編集後記

 友人の招待で初めての場所を訪ねてみたものの、案の定道に迷う。辺りをうろうろするうちにうっかりと未知の人の生け簀にどぼんと落ちてしまった。もっともその場所とは足を使って行く処ではなく、指先の操作ひとつで簡単に辿り着ける、ネット上の会員制コミュニティサイトである。使い方もわからぬままそこを訪れた私は、片っ端から画面をクリックするうちに、その未知の人のページに足あとを残してしまったのだ。その人は男であり、そしてひじょうにマメな人である。足あとを頼りに丁寧なメッセージを送り、自分のグループに招き入れるのだ。

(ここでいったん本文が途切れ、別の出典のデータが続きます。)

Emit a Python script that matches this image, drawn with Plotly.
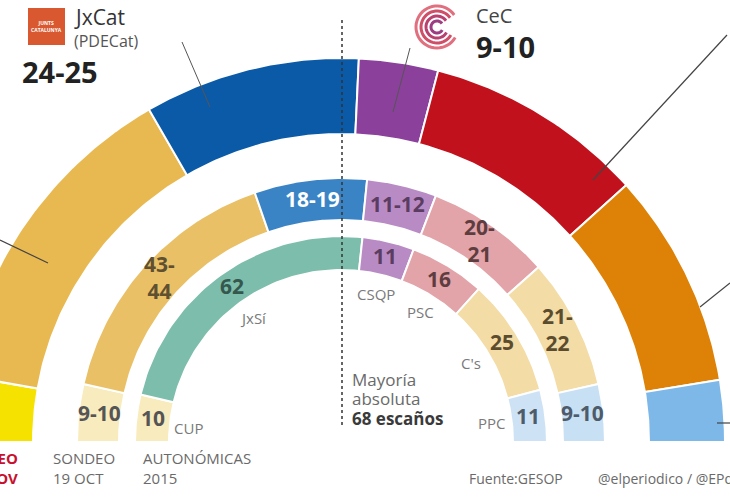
import numpy as np
import plotly.graph_objects as go

# Anillo interior: autonómicas 2015
parties_2015 = ["CUP", "JxSí", "CSQP", "PSC", "C's", "PPC"]
seats_2015 = [10, 62, 11, 16, 25, 11]
labels_2015 = ["10", "62", "11", "16", "25", "11"]
colors_2015 = ["#f8ebbd", "#7dbdab", "#b98bc5", "#e2a3a9", "#f3dca6", "#cde3f5"]
textcol_2015 = ["#555555", "#35574e", "#5b3d62", "#5e3d40", "#5c4c2e", "#4d5b6a"]

# Anillo medio: sondeo 19 oct (punto medio de cada horquilla)
seats_oct = [9.5, 43.5, 18.5, 11.5, 20.5, 21.5, 9.5]
labels_oct = ["9-10", "43-<br>44", "18-19", "11-12", "20-<br>21", "21-<br>22", "9-10"]
colors_oct = ["#f8ebbd", "#eac067", "#3a84c6", "#b98bc5", "#e2a3a9", "#f3dca6", "#c8e0f4"]
textcol_oct = ["#555555", "#5e5030", "#ffffff", "#5b3d62", "#5e3d40", "#5c4c2e", "#4d5b6a"]

# Anillo exterior: sondeo noviembre
seats_nov = [7.5, 37.5, 24.5, 9, 25, 24.5, 7]
colors_nov = ["#f5e200", "#e9b951", "#0a5aa8", "#8b409b", "#c0111d", "#de8207", "#7eb8e8"]

rings = [
    (seats_2015, colors_2015, 172, 206),
    (seats_oct, colors_oct, 222, 264),
    (seats_nov, colors_nov, 308, 384),
]

FONT = "Open Sans"

fig = go.Figure()


def arc(r, a0, a1, n=60):
    t = np.radians(np.linspace(a0, a1, n))
    return r * np.cos(t), r * np.sin(t)


def mid_angle(seats, i):
    cum = np.cumsum([0] + list(seats))
    return 180 - (cum[i] + cum[i + 1]) / 2 / cum[-1] * 180


for seats, colors, r_in, r_out in rings:
    cum = np.cumsum([0] + list(seats))
    ang = 180 - cum / cum[-1] * 180
    for i in range(len(seats)):
        xo, yo = arc(r_out, ang[i], ang[i + 1])
        xi, yi = arc(r_in, ang[i + 1], ang[i])
        fig.add_trace(go.Scatter(
            x=np.concatenate([xo, xi, xo[:1]]),
            y=np.concatenate([yo, yi, yo[:1]]),
            fill="toself", fillcolor=colors[i], mode="lines",
            line=dict(color="white", width=2), hoverinfo="skip"
        ))

annotations = []

# cifras del anillo interior y nombres de partido
for i in range(len(seats_2015)):
    a = np.radians(mid_angle(seats_2015, i))
    annotations.append(dict(x=189 * np.cos(a), y=189 * np.sin(a) + 2, text="<b>%s</b>" % labels_2015[i],
                            font=dict(size=21, color=textcol_2015[i], family=FONT)))
    if i == 0:
        annotations.append(dict(x=-169, y=14, text=parties_2015[i], xanchor="left",
                                font=dict(size=15, color="#7a7a7a", family=FONT)))
    else:
        annotations.append(dict(x=152 * np.cos(a), y=152 * np.sin(a), text=parties_2015[i],
                                font=dict(size=15, color="#7a7a7a", family=FONT)))

# cifras del anillo medio
for i in range(len(seats_oct)):
    a = np.radians(mid_angle(seats_oct, i))
    annotations.append(dict(x=243 * np.cos(a), y=243 * np.sin(a) + 2, text="<b>%s</b>" % labels_oct[i],
                            font=dict(size=21, color=textcol_oct[i], family=FONT)))

# cabeceras y textos
annotations += [
    dict(x=-269, y=425, text="JxCat", xanchor="left", font=dict(size=21, color="#333333", family=FONT)),
    dict(x=-269, y=401, text="(PDECat)", xanchor="left", font=dict(size=16, color="#555555", family=FONT)),
    dict(x=-321, y=371, text="<b>24-25</b>", xanchor="left", font=dict(size=29, color="#222222", family=FONT)),
    dict(x=-294.5, y=415.5, text="<b>JUNTS<br>CATALUNYA</b>", font=dict(size=5, color="white", family=FONT)),
    dict(x=133, y=427, text="CeC", xanchor="left", font=dict(size=20, color="#444444", family=FONT)),
    dict(x=133, y=396, text="<b>9-10</b>", xanchor="left", font=dict(size=29, color="#222222", family=FONT)),
    dict(x=9, y=63, text="Mayoría", xanchor="left", font=dict(size=17, color="#6a6a6a", family=FONT)),
    dict(x=9, y=44, text="absoluta", xanchor="left", font=dict(size=17, color="#6a6a6a", family=FONT)),
    dict(x=9, y=24, text="<b>68 escaños</b>", xanchor="left", font=dict(size=17, color="#3a3a3a", family=FONT)),
    dict(x=-290, y=-26, text="SONDEO<br>19 OCT", xanchor="left", align="left",
         font=dict(size=15, color="#6a6a6a", family=FONT)),
    dict(x=-200, y=-26, text="AUTONÓMICAS<br>2015", xanchor="left", align="left",
         font=dict(size=15, color="#6a6a6a", family=FONT)),
    dict(x=-321, y=-26, text="<b>SONDEO<br>NOV</b>", xanchor="right", align="right",
         font=dict(size=15, color="#c8102e", family=FONT)),
    dict(x=126, y=-36, text="Fuente:GESOP", xanchor="left", font=dict(size=14, color="#6a6a6a", family=FONT)),
    dict(x=255, y=-36, text="@elperiodico / @EPdatos", xanchor="left",
         font=dict(size=14, color="#6a6a6a", family=FONT)),
]
for an in annotations:
    an.setdefault("showarrow", False)

shapes = [
    # línea de mayoría absoluta
    dict(type="line", x0=1, x1=1, y0=17, y1=422, line=dict(color="#333333", width=1.5, dash="dot")),
    # líneas de llamada
    dict(type="line", x0=-159, y0=400, x1=-131, y1=335, line=dict(color="#555555", width=1)),
    dict(type="line", x0=69, y0=394, x1=52, y1=330, line=dict(color="#555555", width=1)),
    dict(type="line", x0=386, y0=407, x1=252, y1=262, line=dict(color="#444444", width=1.2)),
    dict(type="line", x0=359, y0=135, x1=389, y1=159, line=dict(color="#444444", width=1.2)),
    dict(type="line", x0=376, y0=19, x1=389, y1=19, line=dict(color="#444444", width=1.2)),
    dict(type="line", x0=-341, y0=202, x1=-293, y1=179, line=dict(color="#444444", width=1.2)),
    # logo JxCat
    dict(type="rect", x0=-313, x1=-276, y0=397, y1=434, fillcolor="#d9582f", line=dict(width=0)),
]

# logo CeC: arcos concéntricos
logo_cols = ["#9c3c82", "#b8416f", "#cf4f68", "#e0707f"]
for k, rr in enumerate([6, 11, 16, 21]):
    xs, ys = arc(rr, 35, 330, 40)
    path = "M " + " L ".join("%.1f,%.1f" % (96 + a, 415 + b) for a, b in zip(xs, ys))
    shapes.append(dict(type="path", path=path, line=dict(color=logo_cols[k], width=3)))

fig.update_layout(
    width=730, height=500,
    margin=dict(l=0, r=0, t=0, b=0),
    showlegend=False,
    plot_bgcolor="white", paper_bgcolor="white",
    xaxis=dict(range=[-341, 389], visible=False, fixedrange=True),
    yaxis=dict(range=[-58, 442], visible=False, fixedrange=True),
    annotations=annotations,
    shapes=shapes,
)

fig.write_html("out.html", config={"displayModeBar": False},
               post_script="document.body.style.margin='0px';")
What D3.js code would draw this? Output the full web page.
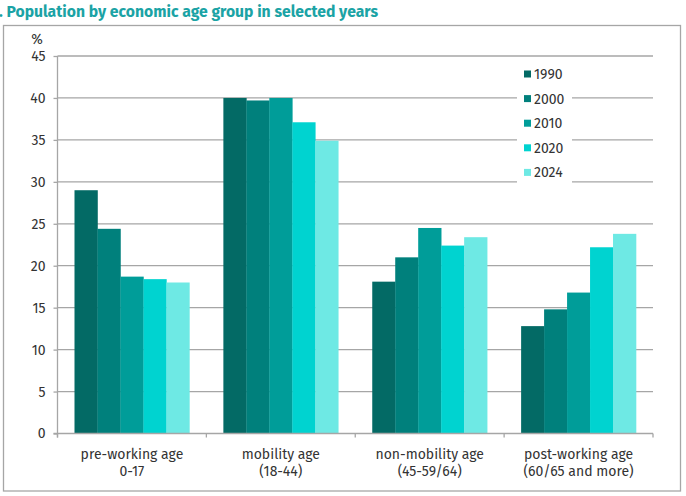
<!DOCTYPE html>
<html>
<head>
<meta charset="utf-8">
<script src="https://cdn.jsdelivr.net/npm/d3@7"></script>
<style>
  body { margin: 0; background: #fff; }
  svg { display: block; font-family: "Fira Sans", "Noto Sans", "Open Sans", sans-serif; }
</style>
</head>
<body>
<svg id="svg1" width="686" height="496"></svg>
<script>
var categories = [['pre-working age', '0-17'], ['mobility age', '(18-44)'], ['non-mobility age', '(45-59/64)'], ['post-working age', '(60/65 and more)']];
var years = ['1990', '2000', '2010', '2020', '2024'];
var colors = ['#036a65', '#00807c', '#009d99', '#00d3d0', '#6ee9e4'];

// one array per year, values for the 4 groups
var v1990 = [29.0, 40.0, 18.1, 12.8];
var v2000 = [24.4, 39.7, 21.0, 14.8];
var v2010 = [18.7, 40.0, 24.5, 16.8];
var v2020 = [18.4, 37.1, 22.4, 22.2];
var v2024 = [18.0, 34.9, 23.4, 23.8];
var series = [v1990, v2000, v2010, v2020, v2024];

var yTicks = [0, 5, 10, 15, 20, 25, 30, 35, 40, 45];

var svg = d3.select('svg');

// frame
svg.append('rect')
    .attr('x', 3.5).attr('y', 25.5)
    .attr('width', 677).attr('height', 465.5)
    .attr('fill', 'none')
    .attr('stroke', '#a6a6a6')
    .attr('stroke-width', 1.3);

// title (cut off at left like the source)
svg.append('text')
    .attr('x', -1)
    .attr('y', 17)
    .attr('fill', '#1ba3a5')
    .attr('font-weight', 'bold')
    .attr('font-size', 16)
    .attr('textLength', 379)
    .attr('lengthAdjust', 'spacingAndGlyphs')
    .text('. Population by economic age group in selected years');

var plotLeft = 57.5, plotRight = 653, plotTop = 56, plotBottom = 433.5;

var x = d3.scaleBand()
    .domain(d3.range(categories.length))
    .range([plotLeft, plotRight])
    .paddingInner(0)
    .paddingOuter(0);

var xInner = d3.scaleBand()
    .domain(d3.range(years.length))
    .range([0, x.bandwidth()])
    .paddingOuter(0.74);

var y = d3.scaleLinear().domain([0, 45]).range([plotBottom, plotTop]);

// gridlines
svg.append('g')
    .selectAll('line')
    .data(yTicks.slice(1))
    .enter()
    .append('line')
    .attr('x1', plotLeft).attr('x2', plotRight)
    .attr('y1', function(d){ return y(d); })
    .attr('y2', function(d){ return y(d); })
    .attr('stroke', '#a6a6a6')
    .attr('stroke-width', 1.3);

// legend background breaks the gridlines
svg.append('rect')
    .attr('x', 517).attr('y', 60)
    .attr('width', 55).attr('height', 125)
    .attr('fill', '#fff');

// bars
var groups = svg.append('g')
    .selectAll('g')
    .data(series)
    .enter()
    .append('g')
    .attr('fill', function(d, i){ return colors[i]; });

groups.each(function(vals, si){
    d3.select(this).selectAll('rect')
        .data(vals)
        .enter()
        .append('rect')
        .attr('x', function(d, ci){ return x(ci) + xInner(si); })
        .attr('width', xInner.bandwidth() + 0.3)
        .attr('y', function(d){ return y(d); })
        .attr('height', function(d){ return plotBottom - y(d); });
});

// y axis
var yAxis = svg.append('g')
    .attr('transform', 'translate(' + plotLeft + ',0)')
    .call(d3.axisLeft(y).tickValues(yTicks).tickSize(4).tickPadding(8));
yAxis.select('.domain').attr('stroke', '#a6a6a6').attr('stroke-width', 1.3).attr('d', 'M0,' + plotTop + 'V' + (plotBottom + 4));
yAxis.selectAll('line').attr('stroke', '#a6a6a6').attr('stroke-width', 1.3);
yAxis.selectAll('text').attr('font-size', 14).attr('fill', '#333');
yAxis.attr('font-family', null);

svg.append('text')
    .attr('x', 37).attr('y', 44)
    .attr('text-anchor', 'middle')
    .attr('font-size', 14)
    .attr('fill', '#333')
    .text('%');

// x axis
var xAxis = svg.append('g')
    .attr('transform', 'translate(0,' + plotBottom + ')');
xAxis.append('line')
    .attr('x1', plotLeft - 4).attr('x2', plotRight)
    .attr('stroke', '#a6a6a6').attr('stroke-width', 1.3);
xAxis.selectAll('.tk')
    .data(d3.range(categories.length + 1))
    .enter()
    .append('line')
    .attr('class', 'tk')
    .attr('x1', function(d){ return plotLeft + d * x.step(); })
    .attr('x2', function(d){ return plotLeft + d * x.step(); })
    .attr('y1', 0).attr('y2', 4)
    .attr('stroke', '#a6a6a6').attr('stroke-width', 1.3);

var labels = xAxis.selectAll('.lbl')
    .data(categories)
    .enter()
    .append('text')
    .attr('class', 'lbl')
    .attr('text-anchor', 'middle')
    .attr('font-size', 14)
    .attr('fill', '#333')
    .attr('x', function(d, i){ return x(i) + x.bandwidth() / 2; });
labels.append('tspan').attr('y', 25).attr('x', function(d, i){ return x(i) + x.bandwidth() / 2; }).text(function(d){ return d[0]; });
labels.append('tspan').attr('y', 42).attr('x', function(d, i){ return x(i) + x.bandwidth() / 2; }).text(function(d){ return d[1]; });

// legend
var legend = svg.append('g')
    .selectAll('g')
    .data(years)
    .enter()
    .append('g')
    .attr('transform', function(d, i){ return 'translate(524,' + (74 + i * 24.6) + ')'; });
legend.append('rect')
    .attr('x', 0).attr('y', -3.5)
    .attr('width', 7).attr('height', 7)
    .attr('fill', function(d, i){ return colors[i]; });
legend.append('text')
    .attr('x', 10).attr('y', 5)
    .attr('font-size', 14)
    .attr('fill', '#333')
    .text(function(d){ return d; });
</script>
</body>
</html>
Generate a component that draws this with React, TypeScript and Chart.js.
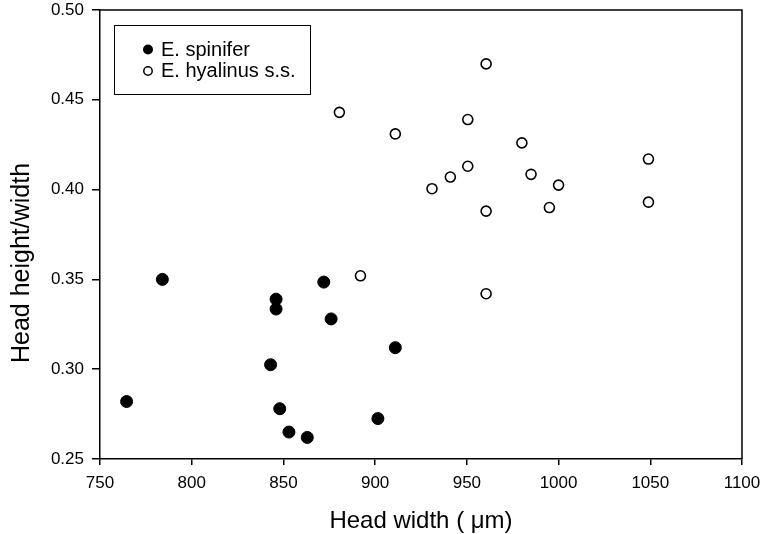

彼はその中で日々せっせと日記という名の餌をまき、メンバーはそれに釣られて水面に顔を出してコメントを残す。内容によっては話が思わぬ方向へ膨らむこともある。数日コメントをさぼるとたちまち彼からメッセージが届き、水面に呼び戻されることになる。そこはまさに手入れの行き届いた生け簀さながらである。
 さて、日常を扉にして作品を書くことは多い。日々の中でこれと思ったものを心に貯めておくのだが、放っておくとすぐに色褪せて形をなくしてしまう。そこも生け簀のようなものか。ふと手入れを怠った自分の生け簀の濁った水を横目に、日常に釣り糸を垂れている。